By Rose Carter Parmer © 2014
Online: October, 2014
I ran across something a while ago, on one of my Kindle book sites. it said, Give the Mountain My Love. Sat back and thought about it, so many things in my life pertain to that mountain back on the end of Timbertree Branch Road. We call it the McMurray Ridge, some say the New Hurland Ridge, and on the map it is called Bruno.
On that mountain there are at least 6 generations of McMurrays and Carters that I know of laying there waiting on the resurrection. There have been so many tears watering the grass back there, when our loved ones have gone on. There have been so many happy moments back there, from reunions, to picnics, to just sitting there watching the trees and listening to the wind blow. Nature at its finest.
I have seen a rainbow back there, through the raindrops. I have watched the sun come up back there, I have sat back there in the middle of the night, have seen deer, turkeys (been run through a field by one old turkey protecting her baby). I have walked all over the hills looking for mountain tea, with my Momma and Grandmother holding my hand and teaching me... Looking at the plants some of them unique to this area. My grandmother teaching me about sassafras twigs for toothbrushes. I go back every spring looking for wild violets, and I go look every fall 'cause the wild violets bloom there later than anywhere else around here.

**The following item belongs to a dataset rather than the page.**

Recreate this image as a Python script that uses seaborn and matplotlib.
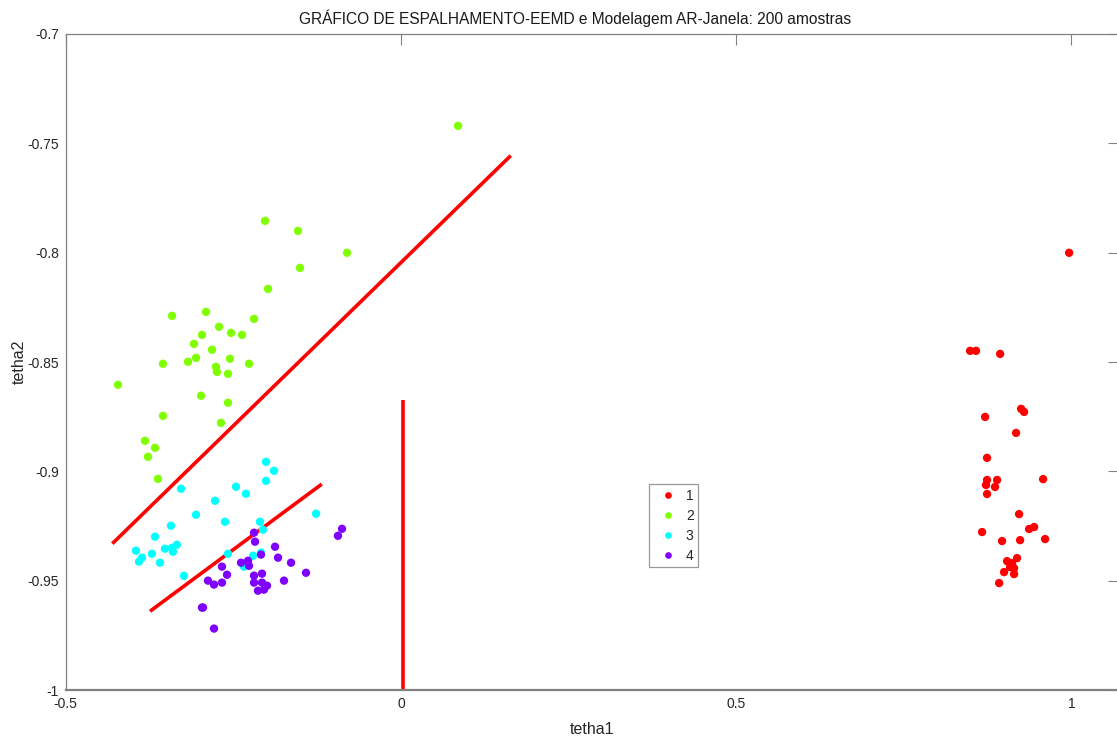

Climbing that mountain with my mother and brothers and sisters, us laughing, exploring. Picking blackberries with Mom and the brothers and sisters. Walking down the hills and hollers and going in the old abandoned houses of kin folk there. Picnics there with my family, sitting on an old quilt and looking at the clouds. Introducing the new babies to the ones who have gone on. Introducing them to the joys of running around in that old cemetery, teaching them about the ancestors. Laying on an old quilt, watching for the Perseid meteor showers that occur every year, one year with my precious Daddy and kids. One year with my son and grandchildren.
I look at the old dogwood in the cemetery, part of the limbs dying, and wonder how much longer it's gonna be there. Is it waiting for me before it passes? I wonder how many generations have climbed in its branches. At least three I know.
I taught my kids to drive on that mountain, sit in the cemetery and read while they practiced driving back and forth and around the cemetery on that old dirt road . Walked at night up there, felt eyes watching us.
We go back there a lot just to renew ourselves, to visit with our brother, mother, grandmothers and grandfathers, the greats. Oh, the memories it brings back. I stood under a big old tree up there and married my husband.
When I come down off that mountain, my mind and heart are filled with love, memories, good and bad. My heart belongs to that old mountain, and one of these days, God willing, I will too. Yeah, I guess you could say every day, I Send the Mountain My Love.